WRITTEN TASK:
Leave out all pictures. Return exactly the lines from the top of the material through the line containing "42.7, 38.0, 33.4, 28.6, 23.4, 17.4]".

/---

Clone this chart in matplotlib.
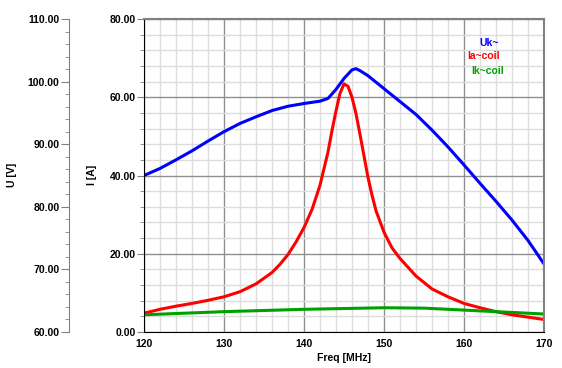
"""Resonance curves: coil current and voltage against frequency."""
import matplotlib
matplotlib.use("Agg")
import matplotlib.pyplot as plt
from matplotlib.ticker import MultipleLocator, FormatStrFormatter

plt.rcParams['font.family'] = ['Liberation Sans', 'DejaVu Sans']
plt.rcParams['font.size'] = 7.5
plt.rcParams['font.weight'] = 'bold'

# Data
freq_uk = [120, 122, 124, 126, 128, 130, 132, 134, 136, 138, 140, 142, 143,
           144, 145, 146, 146.5, 147, 148, 150, 152, 154, 156, 158, 160, 162,
           164, 166, 168, 170]
uk = [40.0, 41.8, 44.0, 46.3, 48.8, 51.2, 53.3, 55.0, 56.6, 57.7, 58.4, 59.0,
      59.7, 62.0, 64.8, 67.0, 67.3, 66.8, 65.5, 62.2, 58.9, 55.6, 51.6, 47.3,
      42.7, 38.0, 33.4, 28.6, 23.4, 17.4]

freq_ia = [120, 122, 124, 126, 128, 130, 132, 134, 136, 137, 138, 139, 140,
           141, 142, 143, 143.5, 144, 144.5, 145, 145.5, 146, 146.5, 147,
           147.5, 148, 148.5, 149, 150, 151, 152, 154, 156, 158, 160, 162,
           164, 166, 168, 170]
ia = [4.8, 5.8, 6.6, 7.3, 8.1, 9.0, 10.3, 12.3, 15.2, 17.3, 19.8, 23.0, 26.7,
      31.3, 37.5, 46.0, 51.5, 56.5, 61.0, 63.4, 62.8, 60.0, 55.8, 50.5,
      45.0, 39.5, 35.0, 31.0, 25.5, 21.5, 18.8, 14.3, 11.0, 9.0, 7.3, 6.2,
      5.2, 4.4, 3.8, 3.2]

freq_ik = [120, 125, 130, 135, 140, 145, 150, 155, 160, 165, 170]
ik = [4.4, 4.8, 5.2, 5.5, 5.8, 6.0, 6.2, 6.1, 5.6, 5.1, 4.6]

# Figure and axes
fig = plt.figure(figsize=(5.62, 3.68), dpi=100)
ax = fig.add_axes([144 / 562, 1 - 332 / 368, 400 / 562, 313 / 368])

ax.plot(freq_uk, uk, color='#0000ff', lw=2.2, label='Uk~')
ax.plot(freq_ia, ia, color='#ff0000', lw=2.2, label='Ia~coil')
ax.plot(freq_ik, ik, color='#00a000', lw=2.2, label='Ik~coil')

ax.set_xlim(120, 170)
ax.set_ylim(0, 80)
ax.xaxis.set_major_locator(MultipleLocator(10))
ax.xaxis.set_minor_locator(MultipleLocator(2))
ax.yaxis.set_major_locator(MultipleLocator(20))
ax.yaxis.set_minor_locator(MultipleLocator(4))
ax.yaxis.set_major_formatter(FormatStrFormatter('%.2f'))

ax.set_axisbelow(True)
ax.grid(which='major', color='#909090', lw=1.0)
ax.grid(which='minor', color='#dcdcdc', lw=1.0)

for side in ['top', 'right']:
    ax.spines[side].set_color('#808080')
    ax.spines[side].set_linewidth(1.5)
ax.spines['left'].set_color('black')
ax.spines['bottom'].set_color('black')

ax.tick_params(axis='y', which='major', length=5, color='#808080', pad=1)
ax.tick_params(axis='y', which='minor', length=3, color='#808080')
ax.tick_params(axis='x', which='both', length=0, pad=5)

ax.set_xlabel('Freq [MHz]', fontweight='bold', labelpad=3)

# Second y axis (voltage) on the far left
ax2 = ax.twinx()
ax2.set_ylim(60, 110)
ax2.spines['left'].set_position(('axes', (69 - 144) / 400))
ax2.spines['left'].set_visible(True)
ax2.spines['left'].set_color('#808080')
for side in ['right', 'top', 'bottom']:
    ax2.spines[side].set_visible(False)
ax2.yaxis.set_ticks_position('left')
ax2.yaxis.set_major_locator(MultipleLocator(10))
ax2.yaxis.set_minor_locator(MultipleLocator(2))
ax2.yaxis.set_major_formatter(FormatStrFormatter('%.2f'))
ax2.tick_params(axis='y', which='major', length=6, color='#808080', pad=1)
ax2.tick_params(axis='y', which='minor', length=3, color='#808080')

# Axis titles placed like the original
fig.text(12 / 562, 1 - 175 / 368, 'U [V]', rotation=90, ha='center',
         va='center', fontweight='bold')
fig.text(92 / 562, 1 - 175 / 368, 'I [A]', rotation=90, ha='center',
         va='center', fontweight='bold')

# Legend as coloured text
ax.text(0.8625, 0.923, 'Uk~', color='#0000ff', transform=ax.transAxes,
        ha='center', va='center', fontweight='bold')
ax.text(0.85, 0.882, 'Ia~coil', color='#ff0000', transform=ax.transAxes,
        ha='center', va='center', fontweight='bold')
ax.text(0.86, 0.834, 'Ik~coil', color='#00a000', transform=ax.transAxes,
        ha='center', va='center', fontweight='bold')

fig.savefig('out.png', dpi=100)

\---

RESULT FOR THIS EXERCISE:
Clone this chart in matplotlib.
"""Resonance curves: coil current and voltage against frequency."""
import matplotlib
matplotlib.use("Agg")
import matplotlib.pyplot as plt
from matplotlib.ticker import MultipleLocator, FormatStrFormatter

plt.rcParams['font.family'] = ['Liberation Sans', 'DejaVu Sans']
plt.rcParams['font.size'] = 7.5
plt.rcParams['font.weight'] = 'bold'

# Data
freq_uk = [120, 122, 124, 126, 128, 130, 132, 134, 136, 138, 140, 142, 143,
           144, 145, 146, 146.5, 147, 148, 150, 152, 154, 156, 158, 160, 162,
           164, 166, 168, 170]
uk = [40.0, 41.8, 44.0, 46.3, 48.8, 51.2, 53.3, 55.0, 56.6, 57.7, 58.4, 59.0,
      59.7, 62.0, 64.8, 67.0, 67.3, 66.8, 65.5, 62.2, 58.9, 55.6, 51.6, 47.3,
      42.7, 38.0, 33.4, 28.6, 23.4, 17.4]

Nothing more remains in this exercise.